--- begin Data excerpt ---
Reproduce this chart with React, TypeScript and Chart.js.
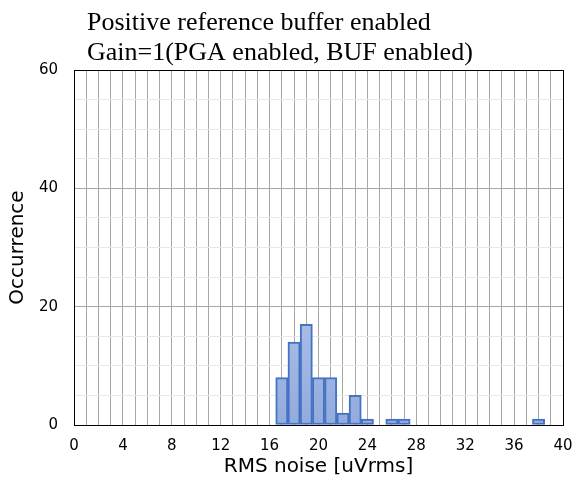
import React, { useEffect, useRef } from "react";
import { Chart, registerables } from "chart.js";

Chart.register(...registerables);

const titleLines = [
  "Positive reference buffer enabled",
  "Gain=1(PGA enabled, BUF enabled)",
];
const xAxisTitle = "RMS noise [uVrms]";
const yAxisTitle = "Occurrence";

// histogram bins (centre of each 1 uVrms bin) and counts
const binCenters = [17, 18, 19, 20, 21, 22, 23, 24, 26, 27, 38];
const occurrences = [8, 14, 17, 8, 8, 2, 5, 1, 1, 1, 1];

const xMin = 0;
const xMax = 40;
const xLabelStep = 4;
const yMin = 0;
const yMax = 60;
const yMinorStep = 5;
const yLabelStep = 20;

const titlePlugin = {
  id: "leftTitle",
  afterDraw(chart: any) {
    const ctx = chart.ctx;
    ctx.save();
    ctx.fillStyle = "#000";
    ctx.font = '26px "Liberation Serif", "Times New Roman", serif';
    ctx.textAlign = "left";
    ctx.textBaseline = "alphabetic";
    ctx.fillText(titleLines[0], 87, 30);
    ctx.fillText(titleLines[1], 87, 60);
    ctx.restore();
  },
};

export default function App() {
  const ref = useRef<HTMLCanvasElement | null>(null);

  useEffect(() => {
    document.body.style.margin = "0";
    if (!ref.current) return;
    const data = binCenters.map((x, i) => ({ x, y: occurrences[i] }));
    const chart = new Chart(ref.current, {
      type: "bar",
      data: {
        datasets: [
          {
            data: data as any,
            backgroundColor: (c: any) => {
              const area = c.chart.chartArea;
              if (!area) return "#a3b7e2";
              const g = c.chart.ctx.createLinearGradient(0, area.top + 200, 0, area.bottom);
              g.addColorStop(0, "#b3c4ea");
              g.addColorStop(1, "#93abdc");
              return g;
            },
            borderColor: "#4472c4",
            borderWidth: 2,
            borderSkipped: false,
            barPercentage: 1,
            categoryPercentage: 1,
          },
        ],
      },
      options: {
        animation: false,
        responsive: true,
        maintainAspectRatio: false,
        layout: { padding: { left: 0, right: 13, top: 70, bottom: 0 } },
        plugins: {
          legend: { display: false },
          tooltip: { enabled: false },
          title: { display: false },
        },
        scales: {
          x: {
            type: "linear",
            min: xMin,
            max: xMax,
            offset: false,
            grid: {
              offset: false,
              drawTicks: false,
              color: (c: any) => (c.tick && c.tick.value === xMax ? "#000" : "#a6a6a6"),
              lineWidth: 1,
            },
            border: { display: true, color: "#000", width: 1 },
            ticks: {
              stepSize: 1,
              autoSkip: false,
              maxRotation: 0,
              padding: 12,
              color: "#000",
              font: { family: "DejaVu Sans", size: 15 },
              callback: (v: any) => (Number(v) % xLabelStep === 0 ? String(v) : ""),
            },
            title: {
              display: true,
              text: xAxisTitle,
              color: "#000",
              font: { family: "DejaVu Sans", size: 20 },
              padding: { top: 0, bottom: 2 },
            },
            afterFit: (s: any) => {
              s.height = 56;
              s.paddingLeft = 0;
              s.paddingRight = 0;
            },
          },
          y: {
            type: "linear",
            min: yMin,
            max: yMax,
            grid: {
              drawTicks: false,
              color: (c: any) => {
                const v = c.tick ? c.tick.value : 0;
                if (v === yMax) return "#000";
                return v % yLabelStep === 0 ? "#a6a6a6" : "#e8e8e8";
              },
              lineWidth: 1,
            },
            border: { display: true, color: "#000", width: 1 },
            ticks: {
              stepSize: yMinorStep,
              autoSkip: false,
              padding: 16,
              color: "#000",
              font: { family: "DejaVu Sans", size: 15 },
              callback: (v: any) => (Number(v) % yLabelStep === 0 ? String(v) : ""),
            },
            title: {
              display: true,
              text: yAxisTitle,
              color: "#000",
              font: { family: "DejaVu Sans", size: 20 },
              padding: { top: 6, bottom: 0 },
            },
            afterFit: (s: any) => {
              s.width = 74;
            },
          },
        },
      },
      plugins: [titlePlugin],
    });
    return () => chart.destroy();
  }, []);

  return (
    <div style={{ position: "absolute", left: 0, top: 0, width: 576, height: 481 }}>
      <canvas ref={ref} />
    </div>
  );
}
--- end Data excerpt ---
#### Objective:
Copy the data word for word. Pictures do not go in the copy.

#### Solution to this problem:
Reproduce this chart with React, TypeScript and Chart.js.
import React, { useEffect, useRef } from "react";
import { Chart, registerables } from "chart.js";

Chart.register(...registerables);

const titleLines = [
  "Positive reference buffer enabled",
  "Gain=1(PGA enabled, BUF enabled)",
];
const xAxisTitle = "RMS noise [uVrms]";
const yAxisTitle = "Occurrence";

// histogram bins (centre of each 1 uVrms bin) and counts
const binCenters = [17, 18, 19, 20, 21, 22, 23, 24, 26, 27, 38];
const occurrences = [8, 14, 17, 8, 8, 2, 5, 1, 1, 1, 1];

const xMin = 0;
const xMax = 40;
const xLabelStep = 4;
const yMin = 0;
const yMax = 60;
const yMinorStep = 5;
const yLabelStep = 20;

const titlePlugin = {
  id: "leftTitle",
  afterDraw(chart: any) {
    const ctx = chart.ctx;
    ctx.save();
    ctx.fillStyle = "#000";
    ctx.font = '26px "Liberation Serif", "Times New Roman", serif';
    ctx.textAlign = "left";
    ctx.textBaseline = "alphabetic";
    ctx.fillText(titleLines[0], 87, 30);
    ctx.fillText(titleLines[1], 87, 60);
    ctx.restore();
  },
};

export default function App() {
  const ref = useRef<HTMLCanvasElement | null>(null);

  useEffect(() => {
    document.body.style.margin = "0";
    if (!ref.current) return;
    const data = binCenters.map((x, i) => ({ x, y: occurrences[i] }));
    const chart = new Chart(ref.current, {
      type: "bar",
      data: {
        datasets: [
          {
            data: data as any,
            backgroundColor: (c: any) => {
              const area = c.chart.chartArea;
              if (!area) return "#a3b7e2";
              const g = c.chart.ctx.createLinearGradient(0, area.top + 200, 0, area.bottom);
              g.addColorStop(0, "#b3c4ea");
              g.addColorStop(1, "#93abdc");
              return g;
            },
            borderColor: "#4472c4",
            borderWidth: 2,
            borderSkipped: false,
            barPercentage: 1,
            categoryPercentage: 1,
          },
        ],
      },
      options: {
        animation: false,
        responsive: true,
        maintainAspectRatio: false,
        layout: { padding: { left: 0, right: 13, top: 70, bottom: 0 } },
        plugins: {
          legend: { display: false },
          tooltip: { enabled: false },
          title: { display: false },
        },
        scales: {
          x: {
            type: "linear",
            min: xMin,
            max: xMax,
            offset: false,
            grid: {
              offset: false,
              drawTicks: false,
              color: (c: any) => (c.tick && c.tick.value === xMax ? "#000" : "#a6a6a6"),
              lineWidth: 1,
            },
            border: { display: true, color: "#000", width: 1 },
            ticks: {
              stepSize: 1,
              autoSkip: false,
              maxRotation: 0,
              padding: 12,
              color: "#000",
              font: { family: "DejaVu Sans", size: 15 },
              callback: (v: any) => (Number(v) % xLabelStep === 0 ? String(v) : ""),
            },
            title: {
              display: true,
              text: xAxisTitle,
              color: "#000",
              font: { family: "DejaVu Sans", size: 20 },
              padding: { top: 0, bottom: 2 },
            },
            afterFit: (s: any) => {
              s.height = 56;
              s.paddingLeft = 0;
              s.paddingRight = 0;
            },
          },
          y: {
            type: "linear",
            min: yMin,
            max: yMax,
            grid: {
              drawTicks: false,
              color: (c: any) => {
                const v = c.tick ? c.tick.value : 0;
                if (v === yMax) return "#000";
                return v % yLabelStep === 0 ? "#a6a6a6" : "#e8e8e8";
              },
              lineWidth: 1,
            },
            border: { display: true, color: "#000", width: 1 },
            ticks: {
              stepSize: yMinorStep,
              autoSkip: false,
              padding: 16,
              color: "#000",
              font: { family: "DejaVu Sans", size: 15 },
              callback: (v: any) => (Number(v) % yLabelStep === 0 ? String(v) : ""),
            },
            title: {
              display: true,
              text: yAxisTitle,
              color: "#000",
              font: { family: "DejaVu Sans", size: 20 },
              padding: { top: 6, bottom: 0 },
            },
            afterFit: (s: any) => {
              s.width = 74;
            },
          },
        },
      },
      plugins: [titlePlugin],
    });
    return () => chart.destroy();
  }, []);

  return (
    <div style={{ position: "absolute", left: 0, top: 0, width: 576, height: 481 }}>
      <canvas ref={ref} />
    </div>
  );
}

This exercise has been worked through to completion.